REQUIRED TASK: Where a line in the listing contains the string "this", copy that line out.
=====
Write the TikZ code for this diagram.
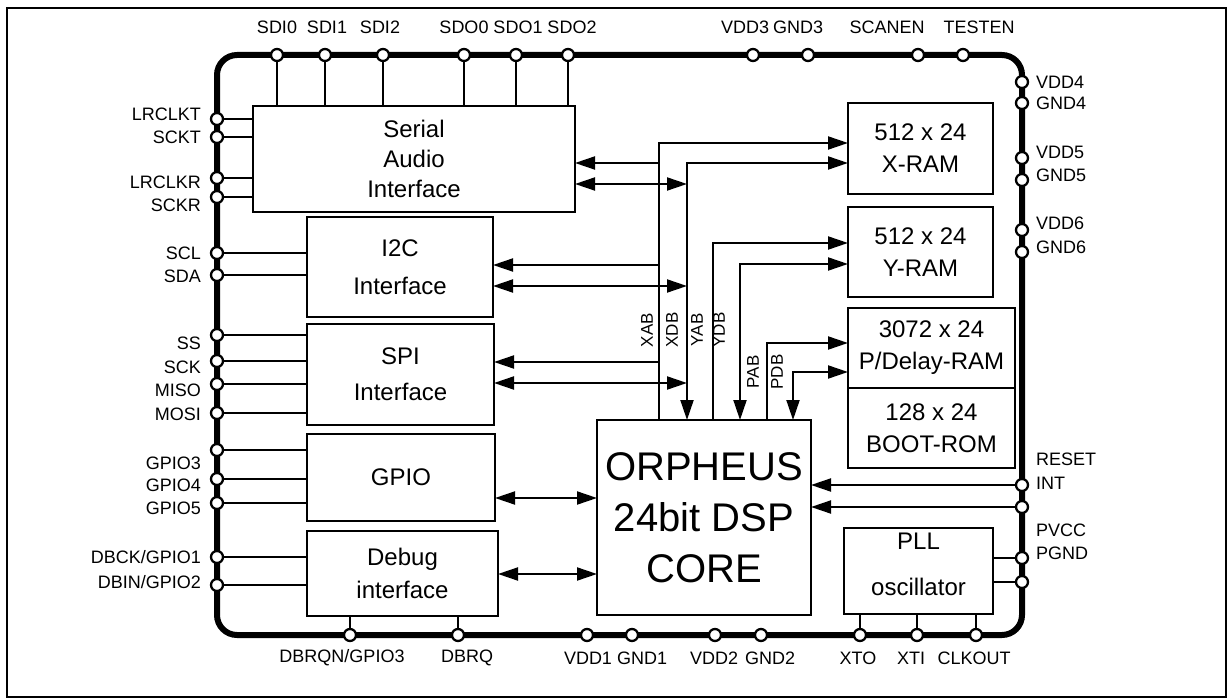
\documentclass[tikz,border=0pt]{standalone}
\usepackage{fontspec}
\setmainfont{Liberation Sans}
\usetikzlibrary{arrows.meta}
\begin{document}
\begin{tikzpicture}[x=1pt,y=-1pt,
  box/.style={draw, line width=2.4pt, inner sep=0pt, outer sep=0pt, anchor=north west, align=center, font=\fontsize{24}{32}\selectfont},
  pin/.style={circle, draw, fill=white, line width=2.3pt, minimum size=12pt, inner sep=0pt},
  wire/.style={line width=2pt},
  arr/.style={wire, -{Triangle[length=20pt,width=13pt]}},
  darr/.style={wire, {Triangle[length=20pt,width=13pt]}-{Triangle[length=20pt,width=13pt]}},
  lbl/.style={font=\fontsize{18}{20}\selectfont, inner sep=0pt},
  lblL/.style={lbl, anchor=east},
  lblR/.style={lbl, anchor=west},
  bus/.style={font=\fontsize{17}{18}\selectfont, rotate=90, inner sep=0pt},
]
\useasboundingbox (0,0) rectangle (1228,700);
\draw[line width=2.5pt] (7,8) rectangle (1226,697);
% chip outline
\draw[line width=6pt, rounded corners=20pt] (217,55) rectangle (1022,635);

% blocks
\node[box, minimum width=322pt, minimum height=106pt, font=\fontsize{24}{30}\selectfont] (sai) at (253,106) {Serial\\Audio\\Interface};
\node[box, minimum width=186pt, minimum height=100pt, font=\fontsize{24}{38}\selectfont] (i2c) at (307,217) {I2C\\Interface};
\node[box, minimum width=187pt, minimum height=101pt, font=\fontsize{24}{36}\selectfont] (spi) at (307,324) {SPI\\Interface};
\node[box, minimum width=188pt, minimum height=87pt] (gpio) at (307,434) {GPIO};
\node[box, minimum width=191pt, minimum height=85pt, font=\fontsize{24}{33}\selectfont] (dbg) at (307,531) {Debug\\interface};
\node[box, minimum width=214pt, minimum height=195pt, font=\fontsize{40}{51}\selectfont] (core) at (597,420) {ORPHEUS\\24bit DSP\\CORE};
\node[box, minimum width=145pt, minimum height=91pt] (xram) at (848,103) {512 x 24\\X-RAM};
\node[box, minimum width=145pt, minimum height=90pt] (yram) at (848,207) {512 x 24\\Y-RAM};
\node[box, minimum width=167pt, minimum height=80pt] (pram) at (848,308) {3072 x 24\\P/Delay-RAM};
\node[box, minimum width=167pt, minimum height=80pt] (brom) at (848,388) {128 x 24\\BOOT-ROM};
\node[box, minimum width=149pt, minimum height=86pt, font=\fontsize{24}{46}\selectfont, text depth=14pt] (pll) at (844,528) {PLL\\oscillator};

% bus coordinates
\coordinate (xab) at (659,143);
\coordinate (xdb) at (687,163);
\coordinate (yab) at (713,243);
\coordinate (ydb) at (740,264);
\coordinate (pab) at (767,343);
\coordinate (pdb) at (793,372);
\coordinate (saiA) at (659,163);
\coordinate (saiD) at (687,184);
\coordinate (i2cA) at (659,265);
\coordinate (i2cD) at (687,286);
\coordinate (spiA) at (659,362);
\coordinate (spiD) at (687,383);
\coordinate (gpioC) at (500,498);
\coordinate (dbgC) at (500,574);

\draw[arr] (xab |- core.north) -- (xab) -- (xab -| xram.west);
\draw[darr] (xdb |- core.north) -- (xdb) -- (xdb -| xram.west);
\draw[arr] (yab |- core.north) -- (yab) -- (yab -| yram.west);
\draw[darr] (ydb |- core.north) -- (ydb) -- (ydb -| yram.west);
\draw[arr] (pab |- core.north) -- (pab) -- (pab -| pram.west);
\draw[darr] (pdb |- core.north) -- (pdb) -- (pdb -| pram.west);

\draw[arr] (saiA) -- (saiA -| sai.east);
\draw[darr] (saiD -| sai.east) -- (saiD);
\draw[arr] (i2cA) -- (i2cA -| i2c.east);
\draw[darr] (i2cD -| i2c.east) -- (i2cD);
\draw[arr] (spiA) -- (spiA -| spi.east);
\draw[darr] (spiD -| spi.east) -- (spiD);
\draw[darr] (gpioC -| gpio.east) -- (gpioC -| core.west);
\draw[darr] (dbgC -| dbg.east) -- (dbgC -| core.west);

\node[bus] (lxab) at (647,330) {XAB};
\node[bus] (lxdb) at (672,330) {XDB};
\node[bus] (lyab) at (697,330) {YAB};
\node[bus] (lydb) at (719,330) {YDB};
\node[bus] (lpab) at (753,372) {PAB};
\node[bus] (lpdb) at (777,372) {PDB};

% pins: top
\foreach \x in {277, 325, 383, 464, 516, 568}{
  \draw[wire] (\x,55) -- (\x,106);
}
\foreach \n/\x in {sdi0/277, sdi1/325, sdi2/383, sdo0/464, sdo1/516, sdo2/568, vdd3/753, gnd3/808, scanen/918, testen/963}{
  \node[pin] (p-\n) at (\x,55) {};
}
\foreach \n/\x/\t in {sdi0/277/SDI0, sdi1/327/SDI1, sdi2/380/SDI2, sdo0/464/SDO0, sdo1/518/SDO1, sdo2/572/SDO2, vdd3/745/VDD3, gnd3/798/GND3, scanen/887/SCANEN, testen/979/TESTEN}{
  \node[lbl] (l-\n) at (\x,27) {\t};
}

% pins: left
\foreach \n/\y/\b in {lrclkt/119/sai, sckt/137/sai, lrclkr/178/sai, sckr/197/sai, scl/253/i2c, sda/275/i2c, ss/335/spi, sck/361/spi, miso/384/spi, mosi/413/spi, g0/450/gpio, g3/479/gpio, g4/503/gpio, dbck/557/dbg, dbin/585/dbg}{
  \coordinate (c-\n) at (217,\y);
  \draw[wire] (c-\n) -- (c-\n -| \b.west);
  \node[pin] (p-\n) at (c-\n) {};
}
\foreach \n/\y/\t in {lrclkt/114/LRCLKT, sckt/137/SCKT, lrclkr/182/LRCLKR, sckr/205/SCKR, scl/253/SCL, sda/276/SDA, ss/343/SS, sck/367/SCK, miso/390/MISO, mosi/414/MOSI, g3/463/GPIO3, g4/485/GPIO4, g5/508/GPIO5, dbck/557/{DBCK/GPIO1}, dbin/582/{DBIN/GPIO2}}{
  \node[lblL] (l-\n) at (201,\y) {\t};
}

% pins: right
\foreach \n/\y in {vdd4/82, gnd4/103, vdd5/158, gnd5/180, vdd6/230, gnd6/252}{
  \node[pin] (p-\n) at (1022,\y) {};
}
\coordinate (c-reset) at (1022,485);
\coordinate (c-int) at (1022,507);
\draw[arr] (c-reset) -- (c-reset -| core.east);
\draw[arr] (c-int) -- (c-int -| core.east);
\node[pin] (p-reset) at (c-reset) {};
\node[pin] (p-int) at (c-int) {};
\coordinate (c-pvcc) at (1022,558);
\coordinate (c-pgnd) at (1022,582);
\draw[wire] (c-pvcc) -- (c-pvcc -| pll.east);
\draw[wire] (c-pgnd) -- (c-pgnd -| pll.east);
\node[pin] (p-pvcc) at (c-pvcc) {};
\node[pin] (p-pgnd) at (c-pgnd) {};
\foreach \n/\y/\t in {vdd4/82/VDD4, gnd4/103/GND4, vdd5/152/VDD5, gnd5/175/GND5, vdd6/223/VDD6, gnd6/247/GND6, reset/459/RESET, int/483/INT, pvcc/530/PVCC, pgnd/553/PGND}{
  \node[lblR] (l-\n) at (1036,\y) {\t};
}

% pins: bottom
\foreach \n/\x/\b in {dbrqn/350/dbg, dbrq/458/dbg, xto/860/pll, xti/917/pll, clkout/976/pll}{
  \coordinate (c-\n) at (\x,635);
  \draw[wire] (c-\n) -- (c-\n |- \b.south);
  \node[pin] (p-\n) at (c-\n) {};
}
\foreach \n/\x in {vdd1/587, gnd1/632, vdd2/715, gnd2/761}{
  \node[pin] (p-\n) at (\x,635) {};
}
\foreach \n/\x/\t in {dbrqn/342/{DBRQN/GPIO3}, dbrq/467/DBRQ, vdd1/588/VDD1, gnd1/642/GND1, vdd2/714/VDD2, gnd2/770/GND2, xto/858/XTO, xti/911/XTI, clkout/974/CLKOUT}{
  \node[lbl] (l-\n) at (\x,658) {\t};
}
\end{tikzpicture}
\end{document}
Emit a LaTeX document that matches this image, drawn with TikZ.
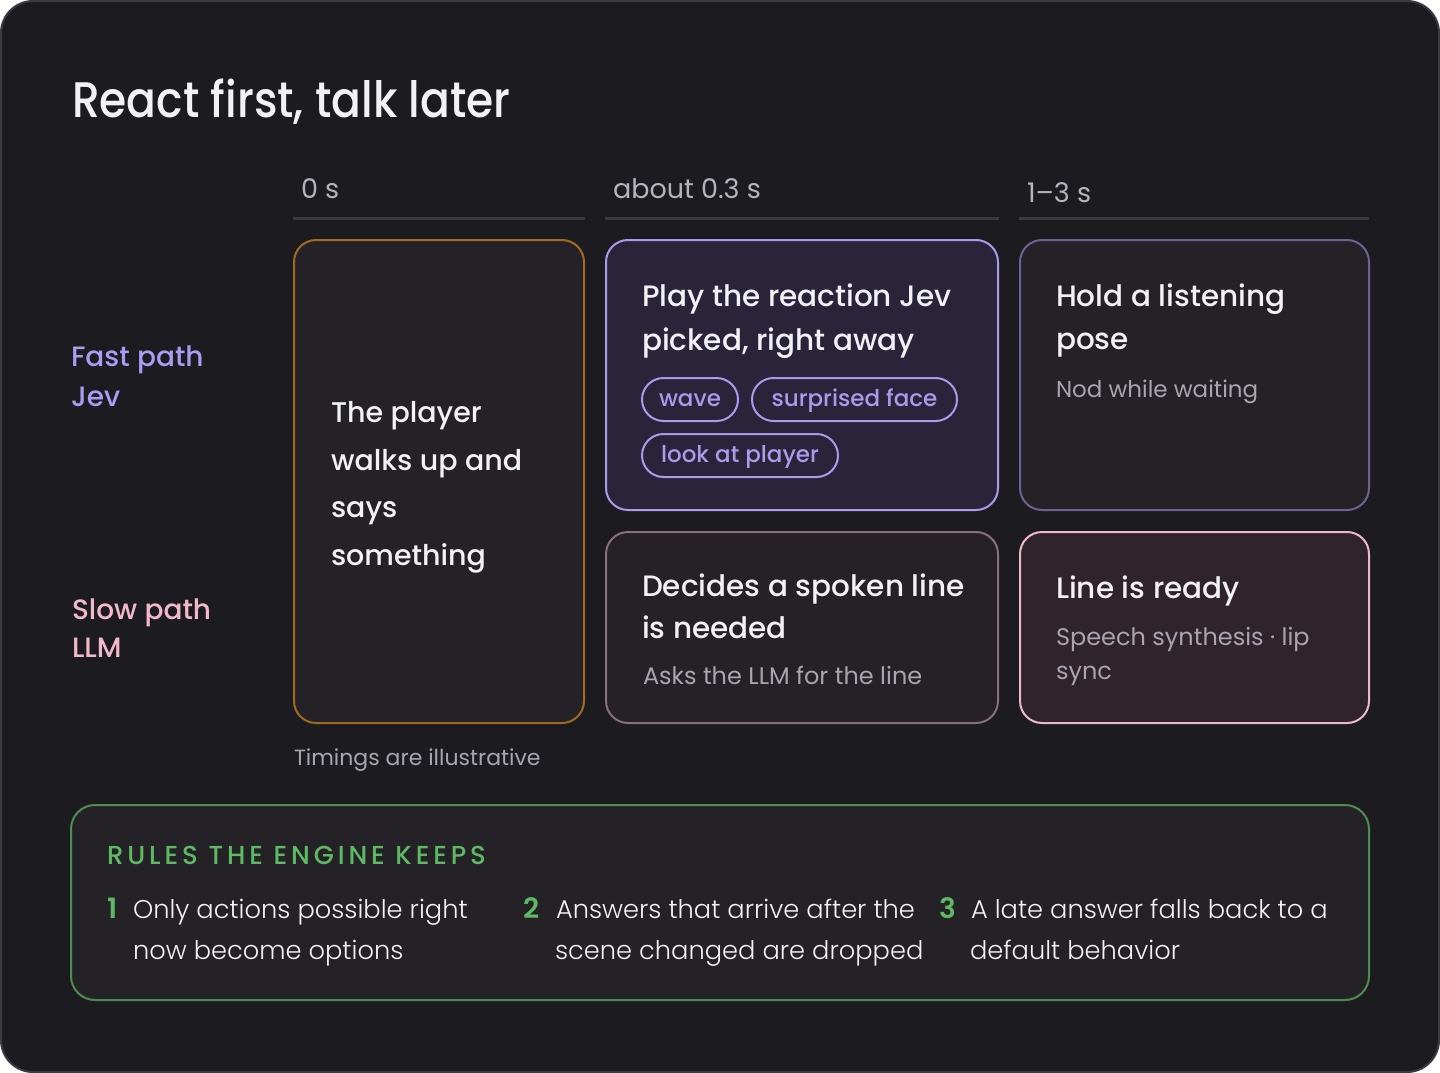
\documentclass[tikz,border=0pt]{standalone}
\usepackage{fontspec}
\setmainfont{Poppins}
\newfontfamily\medfont{Poppins}[UprightFont={* Medium}]
\newfontfamily\ttlfont{Poppins}[UprightFont={* Medium},FakeStretch=0.88]
\newfontfamily\lightfont{Poppins}[UprightFont={* Light}]
\newfontfamily\capsfont{Poppins}[UprightFont={* Medium},LetterSpace=15]
\newfontfamily\numfont{Poppins}[UprightFont={* SemiBold}]
\definecolor{bg}{HTML}{1C1B20}
\definecolor{outerline}{HTML}{3C3B41}
\definecolor{cardfill}{HTML}{242227}
\definecolor{fillB}{HTML}{29243A}
\definecolor{fillD}{HTML}{252126}
\definecolor{fillE}{HTML}{2E2429}
\definecolor{lineA}{HTML}{A06A20}
\definecolor{lineB}{HTML}{A99BEA}
\definecolor{lineC}{HTML}{6B6394}
\definecolor{lineD}{HTML}{85707C}
\definecolor{lineE}{HTML}{EFB8C8}
\definecolor{greenline}{HTML}{4F8C52}
\definecolor{greentext}{HTML}{5DBA62}
\definecolor{lavtext}{HTML}{A99CF2}
\definecolor{pinktext}{HTML}{F4B9C9}
\definecolor{whitetext}{HTML}{F2F1F6}
\definecolor{hdrgray}{HTML}{B5B3BC}
\definecolor{subgray}{HTML}{A8A5AE}
\definecolor{hline}{HTML}{3A3940}
\tikzset{
  txt/.style={anchor=base west, inner sep=0pt, outer sep=0pt},
  card/.style={line width=2pt, rounded corners=22pt, inner sep=0pt},
  hdr/.style={txt, text=hdrgray, font=\fontsize{27}{30}\selectfont},
  head/.style={txt, text=whitetext, font=\medfont\fontsize{29.5}{36}\selectfont},
  bighead/.style={txt, text=whitetext, font=\medfont\fontsize{28.5}{36}\selectfont},
  sub/.style={txt, text=subgray, font=\fontsize{24}{28}\selectfont},
  rowlab/.style={txt, font=\medfont\fontsize{28}{32}\selectfont},
  pill/.style={draw=lineB, line width=2pt, rounded corners=21.5pt, minimum height=43pt, inner sep=0pt, text height=17pt, text depth=3pt, text=lineB, font=\medfont\fontsize{23}{26}\selectfont, anchor=west},
  rule/.style={txt, text=whitetext, font=\lightfont\fontsize{25.7}{30}\selectfont},
  num/.style={txt, text=greentext, font=\numfont\fontsize{28}{30}\selectfont},
  hrule/.style={draw=hline, line width=3pt}
}
\begin{document}
\begin{tikzpicture}[x=1pt,y=-1pt]
\useasboundingbox (0,0) rectangle (1440,1073);
\fill[white] (0,0) rectangle (1440,1073);
\draw[fill=bg, draw=outerline, line width=2pt, rounded corners=32pt] (1,1) rectangle (1439,1072);

\node[txt, text=whitetext, font=\ttlfont\fontsize{50}{56}\selectfont] (title) at (72,117) {React first, talk later};

\node[hdr] (h1) at (301,198) {0 s};
\node[hdr] (h2) at (613,198) {about 0.3 s};
\node[hdr] (h3) at (1027,202) {1–3 s};
\draw[hrule] (293,218) -- (585,218);
\draw[hrule] (605,218) -- (999,218);
\draw[hrule] (1019,218) -- (1369,218);

\node[rowlab, text=lavtext] (fast) at (71,366) {Fast path};
\node[rowlab, text=lavtext] (jev) at (71,406) {Jev};
\node[rowlab, text=pinktext] (slow) at (72,619) {Slow path};
\node[rowlab, text=pinktext] (llm) at (72,657) {LLM};

\node[card, draw=lineA, fill=cardfill, minimum width=290pt, minimum height=483pt] (cardA) at (439,481.5) {};
\node[card, draw=lineB, fill=fillB, minimum width=392pt, minimum height=270pt] (cardB) at (802,375) {};
\node[card, draw=lineC, fill=cardfill, minimum width=349pt, minimum height=270pt] (cardC) at (1194.5,375) {};
\node[card, draw=lineD, fill=fillD, minimum width=392pt, minimum height=191pt] (cardD) at (802,627.5) {};
\node[card, draw=lineE, fill=fillE, minimum width=349pt, minimum height=191pt] (cardE) at (1194.5,627.5) {};

\node[bighead] (a1) at (331,422) {The player};
\node[bighead] (a2) at (331,470) {walks up and};
\node[bighead] (a3) at (331,517) {says};
\node[bighead] (a4) at (331,565) {something};

\node[head] (b1) at (642,306) {Play the reaction Jev};
\node[head] (b2) at (642,350) {picked, right away};
\node[pill, minimum width=96pt] (wave) at (641,399.5) {wave};
\node[pill, minimum width=205pt] (face) at (751,399.5) {surprised face};
\node[pill, minimum width=196pt] (look) at (641,455.5) {look at player};

\node[head] (c1) at (1056,306) {Hold a listening};
\node[head] (c2) at (1056,349) {pose};
\node[sub, font=\fontsize{23}{28}\selectfont] (c3) at (1056,397) {Nod while waiting};

\node[head] (d1) at (642,596) {Decides a spoken line};
\node[head] (d2) at (642,638) {is needed};
\node[sub] (d3) at (643,684) {Asks the LLM for the line};

\node[head] (e1) at (1056,598) {Line is ready};
\node[sub] (e2) at (1056,645) {Speech synthesis · lip};
\node[sub] (e3) at (1056,679) {sync};

\node[sub, font=\fontsize{22}{26}\selectfont] (note) at (294,765) {Timings are illustrative};

\node[card, draw=greenline, fill=cardfill, rounded corners=24pt, minimum width=1298pt, minimum height=195pt] (rules) at (720,902.5) {};
\node[txt, text=greentext, font=\capsfont\fontsize{26}{28}\selectfont] (rtitle) at (107,864) {RULES THE ENGINE KEEPS};
\node[num] (n1) at (107,918) {1};
\node[rule] (r1a) at (133,918) {Only actions possible right};
\node[rule] (r1b) at (133,959) {now become options};
\node[num] (n2) at (523,918) {2};
\node[rule] (r2a) at (556,918) {Answers that arrive after the};
\node[rule] (r2b) at (555,959) {scene changed are dropped};
\node[num] (n3) at (939,918) {3};
\node[rule] (r3a) at (971,918) {A late answer falls back to a};
\node[rule] (r3b) at (970,959) {default behavior};
\end{tikzpicture}
\end{document}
=====
FINAL RESULT:
Write the TikZ code for this diagram.
Emit a LaTeX document that matches this image, drawn with TikZ.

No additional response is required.